Highlights & Insights¶
- Taxonomy-driven sampling is broadly applicable to any scenario requiring structured generation—transforming "free generation" into "constrained exploration" is an effective strategy for controlling LLM generation diversity and quality.
- Unbiased value assignment is noteworthy: bypassing the LLM for demographic attributes and sampling directly from statistical tables is a simple yet effective way to mitigate training-data bias.

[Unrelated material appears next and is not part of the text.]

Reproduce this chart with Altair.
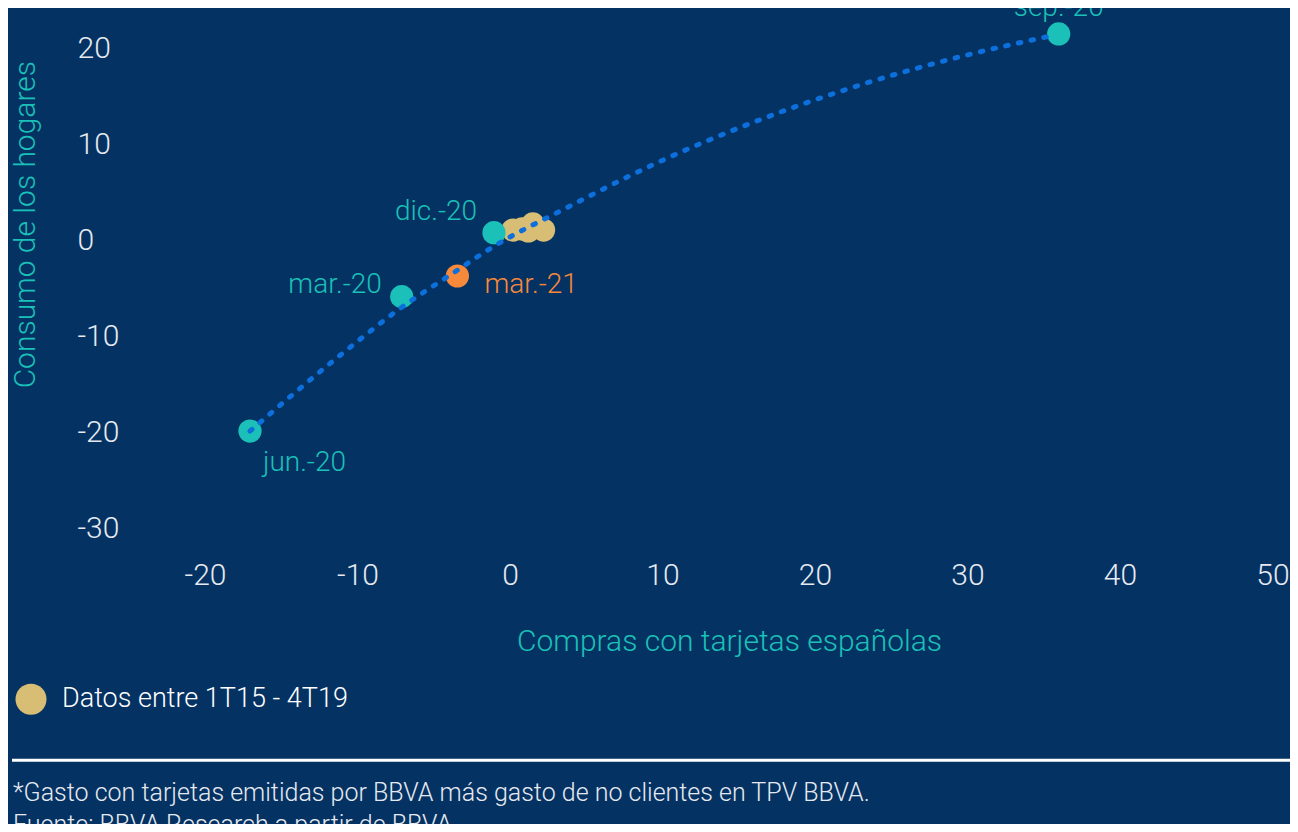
import altair as alt
import pandas as pd

# ---------------- data ----------------
key_labels = ["jun.-20", "mar.-20", "dic.-20", "sep.-20"]
key_x = [-17.05, -7.1, -1.05, 35.98]
key_y = [-19.9, -5.9, 0.76, 21.46]

last_labels = ["mar.-21"]
last_x = [-3.45]
last_y = [-3.75]

hist_x = [0.2, 0.8, 1.2, 1.5, 2.2]
hist_y = [1.04, 1.15, 0.94, 1.67, 1.04]
legend_label = "Datos entre 1T15 - 4T19"

trend_x = [-17.05, -11.04, -6.89, -3.93, -1.1, 3.65, 9.9, 16.35, 22.97, 29.72, 35.74]
trend_y = [-19.9, -11.88, -6.77, -3.65, -0.7, 3.3, 8.23, 12.5, 16.15, 19.17, 21.35]

x_ticks = [-20, -10, 0, 10, 20, 30, 40, 50]
y_ticks = [-30, -20, -10, 0, 10, 20]

x_title = "Compras con tarjetas españolas"
y_title = "Consumo de los hogares"
note1 = "*Gasto con tarjetas emitidas por BBVA más gasto de no clientes en TPV BBVA."
note2 = "Fuente: BBVA Research a partir de BBVA."

# ---------------- styles ----------------
BG = "#043263"
TEAL = "#1BC0B8"
ORANGE = "#F7893B"
SAND = "#D8BE75"
BLUE = "#0C6FDB"
LABEL = "#E6EAF0"
FONT = "Roboto"
WEIGHT = 300

key_df = pd.DataFrame({"x": key_x, "y": key_y, "label": key_labels})
last_df = pd.DataFrame({"x": last_x, "y": last_y, "label": last_labels})
hist_df = pd.DataFrame({"x": hist_x, "y": hist_y, "serie": [legend_label] * len(hist_x)})
trend_df = pd.DataFrame({"x": trend_x, "y": trend_y})

x_scale = alt.Scale(domain=[-20, 50], nice=False, zero=False)
y_scale = alt.Scale(domain=[-32, 23], nice=False, zero=False)

hyphen = "datum.value < 0 ? '-' + abs(datum.value) : '' + datum.value"

x_axis = alt.Axis(
    values=x_ticks, title=x_title, grid=False, domain=False, ticks=False, tickSize=0,
    labelExpr=hyphen,
    labelFontSize=30, labelColor=LABEL, labelFont=FONT, labelFontWeight=WEIGHT, labelPadding=37,
    labelBaseline="alphabetic", labelFlush=False, labelOverlap=False, labelBound=False,
    titleFontSize=30, titleColor=TEAL, titleFont=FONT, titleFontWeight=WEIGHT,
    titleX=524, titleY=103, titleAlign="center", titleBaseline="alphabetic",
)
y_axis = alt.Axis(
    values=y_ticks, title=y_title, grid=False, domain=False, ticks=False, tickSize=0,
    labelExpr=hyphen,
    labelFontSize=30, labelColor=LABEL, labelFont=FONT, labelFontWeight=WEIGHT, labelPadding=128,
    labelAlign="left", labelBaseline="middle", labelOverlap=False, labelBound=False,
    labelFlush=False,
    titleFontSize=30, titleColor=TEAL, titleFont=FONT, titleFontWeight=WEIGHT,
    titleX=-180, titleY=205, titleAngle=270, titleAlign="center", titleBaseline="middle",
)

X = alt.X("x:Q", scale=x_scale, axis=x_axis)
Y = alt.Y("y:Q", scale=y_scale, axis=y_axis)

hist = alt.Chart(hist_df).mark_circle(size=540, opacity=1).encode(
    X, Y,
    color=alt.Color(
        "serie:N",
        scale=alt.Scale(domain=[legend_label], range=[SAND]),
        legend=alt.Legend(
            orient="none", legendX=-190, legendY=664, title=None, padding=0,
            symbolType="circle", symbolSize=962, symbolStrokeWidth=0, symbolOpacity=1,
            labelFontSize=27, labelColor="white", labelFont=FONT, labelFontWeight=WEIGHT,
            labelOffset=15, labelLimit=0,
        ),
    ),
)
keys = alt.Chart(key_df).mark_circle(size=540, opacity=1, color=TEAL).encode(X, Y)
last = alt.Chart(last_df).mark_circle(size=540, opacity=1, color=ORANGE).encode(X, Y)
trend = alt.Chart(trend_df).mark_line(
    color=BLUE, strokeWidth=5, strokeDash=[2.6, 10.4], strokeCap="round", interpolate="monotone"
).encode(X, Y)


def label(df, name, align, dx, dy, color):
    return alt.Chart(df).transform_filter(alt.datum.label == name).mark_text(
        align=align, baseline="alphabetic", dx=dx, dy=dy, fontSize=28, font=FONT,
        fontWeight=WEIGHT, color=color
    ).encode(X, Y, text="label:N")


labels = [
    label(key_df, "jun.-20", "left", 13, 40, TEAL),
    label(key_df, "mar.-20", "right", -20, -4, TEAL),
    label(key_df, "dic.-20", "right", -17, -13, TEAL),
    label(key_df, "sep.-20", "center", 0, -18, TEAL),
    label(last_df, "mar.-21", "left", 27, 17, ORANGE),
]

one = pd.DataFrame({"a": [0]})
rule = alt.Chart(one).mark_rule(color="white", strokeWidth=3).encode(
    x=alt.value(-193), x2=alt.value(1100), y=alt.value(741)
)
foot1 = alt.Chart(pd.DataFrame({"t": [note1]})).mark_text(
    align="left", baseline="alphabetic", fontSize=25, font=FONT, fontWeight=WEIGHT, color=LABEL
).encode(x=alt.value(-192), y=alt.value(781.5), text="t:N")
foot2 = alt.Chart(pd.DataFrame({"t": [note2]})).mark_text(
    align="left", baseline="alphabetic", fontSize=25, font=FONT, fontWeight=WEIGHT, color=LABEL
).encode(x=alt.value(-192), y=alt.value(814), text="t:N")

chart = alt.layer(hist, keys, last, trend, *labels, rule, foot1, foot2).properties(
    width=1067.5,
    height=528,
    autosize=alt.AutoSizeParams(type="none"),
    padding={"left": 197, "top": 11.2, "right": 17.5, "bottom": 276.8},
    background=BG,
).configure(font=FONT).configure_view(stroke=None)

chart.save("out.html", embed_options={"renderer": "svg", "actions": False})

- The 5:3:2 near/mid/far attribute sampling ratio is a practical trick for balancing "coherent but not stereotypical" persona generation.
- Human evaluation corroborates automatic evaluation findings (81–87% win rate), strengthening the credibility of the conclusions.
Limitations & Future Work¶
- The number of attributes recovered by LLM-as-judge (~50) is far lower than the number actually generated (~200), indicating that many implicit attributes cannot be effectively recovered from narrative text.
- The taxonomy is derived from English-language conversations, potentially resulting in insufficient attribute coverage for non-English-speaking cultures.
- Social simulation is validated only on WVS and Big Five, which represents a narrow set of scenarios.
- Generation cost is relatively high—each deep persona requires multiple rounds of LLM calls.
- Privacy risks of generated personas are not examined; although personas are claimed to be privacy-free, deeply detailed persona combinations may indirectly correspond to real individuals.
Related Work & Insights¶
- vs. PersonaHub: Produces personas at the billion scale, but each contains only ~5 lines (~4 attributes)—"broad but shallow." DeepPersona achieves "broad and deep."
- vs. OpenCharacter: Offers 38.5 attributes plus stylistic dialogue, representing moderate depth but insufficient uniqueness and diversity.
- vs. Cultural Prompting (Tao et al.): Drives LLM simulation with nationality prompts alone; WVS bias is 31.7% higher than DeepPersona.
Rating¶
- Novelty: ⭐⭐⭐⭐ The combination of attribute taxonomy and progressive sampling is novel, though individual components are relatively standard.
- Experimental Thoroughness: ⭐⭐⭐⭐⭐ Intrinsic and extrinsic evaluation, multiple tasks and metrics, cross-model validation, and human evaluation—comprehensive coverage.
- Writing Quality: ⭐⭐⭐⭐ Problem definition is clear, but methodological details are scattered across the appendix and the main text is somewhat lengthy.
- Value: ⭐⭐⭐⭐ As a generation engine rather than a one-off dataset, it supports continuous scaling and customization.